Does your answer make you proud, ashamed or dumbfounded? Regarding the latter, do you even remember the films? Should you glance across the posters a pattern emerges. Wahlberg alternates seemingly interchangeable gun-wielding crime dramas with A list auteur-driven ensemble films. (The latter category seems like a 50/50 mix of "instant classic" and "notorious misfire".) The overlap between his two preferred types seems to be the James Gray movies, which are both crime dramas AND auteurish ensemble films. I'd never seen a James Gray film prior to Two Lovers (09, quite good) and, though some smart critics swear by him, from the outside in both plot synopsis and marketing his movies look EXACTLY like generic crime drama programmers, don't they?

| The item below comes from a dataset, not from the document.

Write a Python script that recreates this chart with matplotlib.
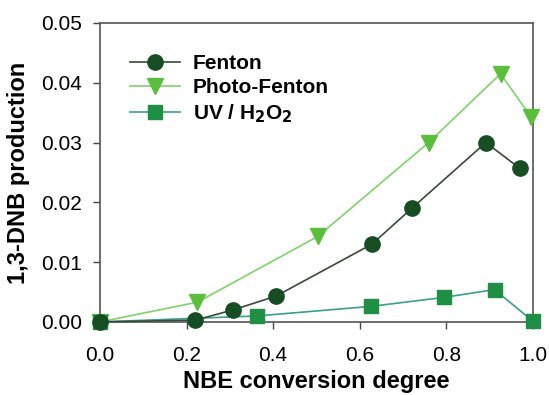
import matplotlib
matplotlib.use("Agg")
import matplotlib.pyplot as plt

fenton_x = [0.0, 0.22, 0.307, 0.406, 0.628, 0.72, 0.891, 0.969]
fenton_y = [0.0, 0.0003, 0.0020, 0.0043, 0.0130, 0.0190, 0.0300, 0.0257]
photo_x = [0.0, 0.225, 0.503, 0.759, 0.925, 0.996]
photo_y = [0.0, 0.0033, 0.0143, 0.0300, 0.0415, 0.0342]
uv_x = [0.0, 0.363, 0.626, 0.794, 0.911, 1.0]
uv_y = [0.0, 0.0010, 0.0026, 0.0041, 0.0054, 0.0001]

xticks = [0.0, 0.2, 0.4, 0.6, 0.8, 1.0]
yticks = [0.00, 0.01, 0.02, 0.03, 0.04, 0.05]

plt.rcParams['font.family'] = ['Liberation Sans', 'DejaVu Sans']

fig = plt.figure(figsize=(5.49, 3.95), dpi=100)
ax = fig.add_axes([0.182, 0.185, 0.789, 0.757])

ax.plot(photo_x, photo_y, color='#7fd36a', lw=1.2, marker='v', ms=11,
        mfc='#5cbf3c', mec='#5cbf3c', label='Photo-Fenton', zorder=3)
ax.plot(uv_x, uv_y, color='#3aa08a', lw=1.2, marker='s', ms=10,
        mfc='#1e8f45', mec='#1e8f45', label='UV / H$_\\mathbf{2}$O$_\\mathbf{2}$', zorder=3)
ax.plot(fenton_x, fenton_y, color='#3a4a3a', lw=1.2, marker='o', ms=11,
        mfc='#174d22', mec='#174d22', label='Fenton', zorder=4)

ax.set_xlim(0, 1.0)
ax.set_ylim(0, 0.05)
ax.set_xticks(xticks)
ax.set_xticklabels([f"{v:.1f}" for v in xticks])
ax.set_yticks(yticks)
ax.set_yticklabels([f"{v:.2f}" for v in yticks])
ax.tick_params(direction='out', length=5, width=1, color='#444444', labelsize=15)
ax.tick_params(axis='x', pad=12)
ax.tick_params(axis='y', pad=8)
for s in ax.spines.values():
    s.set_color('#555555')
    s.set_linewidth(1.2)

ax.set_xlabel('NBE conversion degree', fontsize=17, fontweight='bold', labelpad=4)
ax.set_ylabel('1,3-DNB production', fontsize=17, fontweight='bold', labelpad=8)

handles, labels = ax.get_legend_handles_labels()
order = [2, 0, 1]
leg = ax.legend([handles[i] for i in order], [labels[i] for i in order],
                loc='upper left', bbox_to_anchor=(0.051, 0.923), frameon=False,
                prop={'size': 15, 'weight': 'bold'}, handlelength=2.4,
                labelspacing=0.25, handletextpad=0.6, borderaxespad=0)

for l in ax.lines:
    l.set_clip_on(False)

fig.savefig('out.png', dpi=100)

Will the upcoming Fighter jack up the modern classics section of his filmography by one? The star seems to think so. I've had a good feeling about it even prior to his biased 'good vibrations' about it. I've been predicting it for the Oscars since April. That was entirely due to its status as a true story and boxing drama, since Oscar loves both. That was not due to it being a reunion of director David O. Russell and Wahlberg, despite their previous and quite awesome collaborations (see: Three Kings and i ♥ huckabees. No, really, see them if you haven't. They're fantastic).

Christian Bale and Mark Wahlberg in The Fighter (December 2010)

But I'm thinking too hard over this. Let's simplify. Can Mr. Wahlberg act or not -- answer that eternal question, would ya?